Nest and Honeywell are pushing their "intelligent" thermostats for more intuitive and cost-effective HVAC control, though with prices around $249 they're still at the premium end of the market. Meanwhile, low-cost modular security systems have sprung up, such as Lowe's Iris, with starter kits from $299. While we haven't tested Lowe's system, customer feedback so far suggests patchy uptime could be an issue. It's worth noting that Vivint offers a Takeover Module ($60) which bridges its system with components from other manufacturers, and that since the system supports standard Z-Wave you don't have to limit yourself solely to the company's own range.

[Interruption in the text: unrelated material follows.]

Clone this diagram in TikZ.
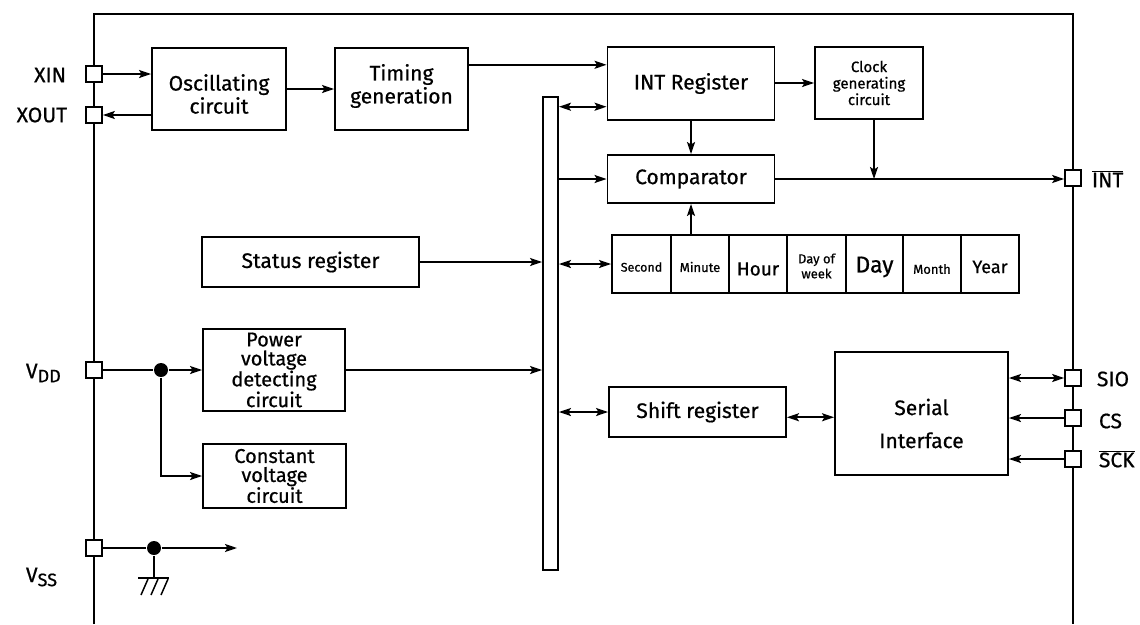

The drawback to piecing together a system from multiple suppliers is complexity. Each part - whether you put together security, cameras, HVAC control, automation, or some subset of them - is usually designed to work in isolation: so, your streaming video is pushed to one app or website, while your security system has a different app/site, and the degree to which they can talk with each other - if at all - varies considerably.

Wrap-Up

There are cheaper ways to piece together security, HVAC and automation systems. Various X10, Z-Wave and ZigBee ranges exist that bypass the monthly service charge, for instance. On the flip-side, you're pretty much left to your own devices when it comes to installation and maintenance: Vivint has 24/7 monitoring and next-day servicing. The geeks in the audience might sniff at that, but for those who prefer not to spend their time tinkering - or, perhaps, have family members who are more concerned with uptime than pure cost savings - the headache-free Vivint way has definite appeal.